(The problem) Search the records below for the word "this" and show every line where it occurs.

(Data section)
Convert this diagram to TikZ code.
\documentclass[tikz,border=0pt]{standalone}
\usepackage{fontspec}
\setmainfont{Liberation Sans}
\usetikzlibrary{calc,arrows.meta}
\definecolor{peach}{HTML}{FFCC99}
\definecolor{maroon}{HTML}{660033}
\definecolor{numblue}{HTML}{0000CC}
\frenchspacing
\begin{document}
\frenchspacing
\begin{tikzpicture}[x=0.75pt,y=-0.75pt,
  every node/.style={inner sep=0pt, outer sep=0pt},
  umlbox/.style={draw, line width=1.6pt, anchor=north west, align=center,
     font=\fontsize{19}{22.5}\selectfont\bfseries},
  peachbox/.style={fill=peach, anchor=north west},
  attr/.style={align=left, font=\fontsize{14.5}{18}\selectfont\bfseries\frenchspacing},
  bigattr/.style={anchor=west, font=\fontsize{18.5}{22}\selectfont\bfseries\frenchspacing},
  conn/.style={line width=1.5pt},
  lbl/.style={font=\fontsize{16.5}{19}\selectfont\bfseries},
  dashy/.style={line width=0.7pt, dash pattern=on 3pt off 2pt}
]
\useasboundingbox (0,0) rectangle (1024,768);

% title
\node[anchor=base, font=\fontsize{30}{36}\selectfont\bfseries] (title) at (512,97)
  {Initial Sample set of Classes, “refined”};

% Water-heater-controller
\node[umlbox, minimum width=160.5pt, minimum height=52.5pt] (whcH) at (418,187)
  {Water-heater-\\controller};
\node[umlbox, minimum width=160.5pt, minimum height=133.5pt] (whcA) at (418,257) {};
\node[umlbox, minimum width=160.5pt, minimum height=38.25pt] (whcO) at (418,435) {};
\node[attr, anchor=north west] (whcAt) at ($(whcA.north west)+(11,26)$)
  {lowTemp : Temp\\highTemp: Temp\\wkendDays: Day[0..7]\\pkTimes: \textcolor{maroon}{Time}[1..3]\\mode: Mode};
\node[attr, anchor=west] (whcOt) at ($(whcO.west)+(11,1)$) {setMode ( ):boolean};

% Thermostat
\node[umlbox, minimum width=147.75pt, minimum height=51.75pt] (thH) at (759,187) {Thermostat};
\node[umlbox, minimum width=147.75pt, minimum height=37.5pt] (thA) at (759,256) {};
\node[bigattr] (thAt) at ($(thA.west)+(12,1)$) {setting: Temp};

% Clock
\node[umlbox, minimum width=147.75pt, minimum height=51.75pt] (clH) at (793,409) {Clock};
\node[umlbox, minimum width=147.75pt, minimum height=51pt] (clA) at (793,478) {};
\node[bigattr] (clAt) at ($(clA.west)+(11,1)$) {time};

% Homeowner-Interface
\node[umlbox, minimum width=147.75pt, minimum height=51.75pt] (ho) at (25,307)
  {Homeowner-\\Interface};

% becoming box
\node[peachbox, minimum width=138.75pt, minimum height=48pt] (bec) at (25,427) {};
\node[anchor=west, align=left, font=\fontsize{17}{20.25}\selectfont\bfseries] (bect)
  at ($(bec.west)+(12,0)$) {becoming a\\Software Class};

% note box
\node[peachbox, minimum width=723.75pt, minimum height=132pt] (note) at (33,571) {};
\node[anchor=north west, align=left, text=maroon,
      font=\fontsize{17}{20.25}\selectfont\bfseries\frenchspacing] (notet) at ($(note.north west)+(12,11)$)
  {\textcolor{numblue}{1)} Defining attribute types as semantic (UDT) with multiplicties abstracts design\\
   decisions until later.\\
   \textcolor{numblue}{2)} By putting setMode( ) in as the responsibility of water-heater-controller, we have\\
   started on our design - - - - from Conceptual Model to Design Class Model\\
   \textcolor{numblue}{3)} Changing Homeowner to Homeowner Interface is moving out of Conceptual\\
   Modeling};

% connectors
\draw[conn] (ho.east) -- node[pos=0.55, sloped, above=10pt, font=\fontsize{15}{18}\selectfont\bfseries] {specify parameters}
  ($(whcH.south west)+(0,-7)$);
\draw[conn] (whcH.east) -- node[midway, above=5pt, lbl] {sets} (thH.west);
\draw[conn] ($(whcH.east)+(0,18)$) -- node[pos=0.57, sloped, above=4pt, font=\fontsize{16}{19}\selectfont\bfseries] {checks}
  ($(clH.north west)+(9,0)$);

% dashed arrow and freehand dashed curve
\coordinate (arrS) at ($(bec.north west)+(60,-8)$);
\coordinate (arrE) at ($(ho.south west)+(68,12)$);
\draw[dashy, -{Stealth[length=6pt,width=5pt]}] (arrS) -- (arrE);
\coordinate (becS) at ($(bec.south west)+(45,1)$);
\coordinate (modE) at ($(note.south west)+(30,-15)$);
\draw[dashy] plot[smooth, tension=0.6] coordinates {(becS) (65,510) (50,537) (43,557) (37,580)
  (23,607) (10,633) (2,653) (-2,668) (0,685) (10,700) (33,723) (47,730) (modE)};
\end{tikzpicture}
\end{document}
* * *
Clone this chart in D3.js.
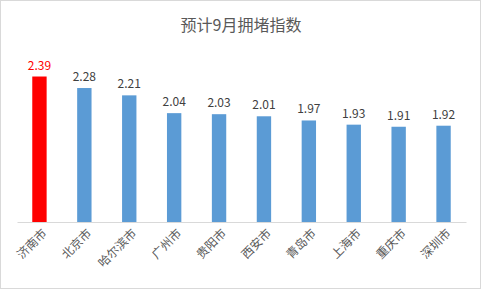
--
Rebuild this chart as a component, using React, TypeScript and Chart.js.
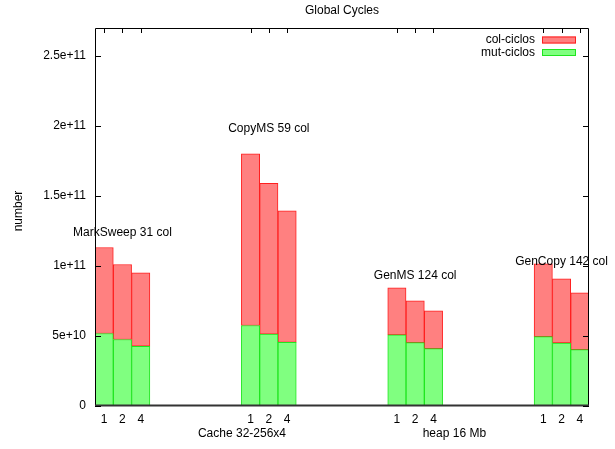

(Right answer)
Convert this diagram to TikZ code.
Clone this chart in D3.js.
Rebuild this chart as a component, using React, TypeScript and Chart.js.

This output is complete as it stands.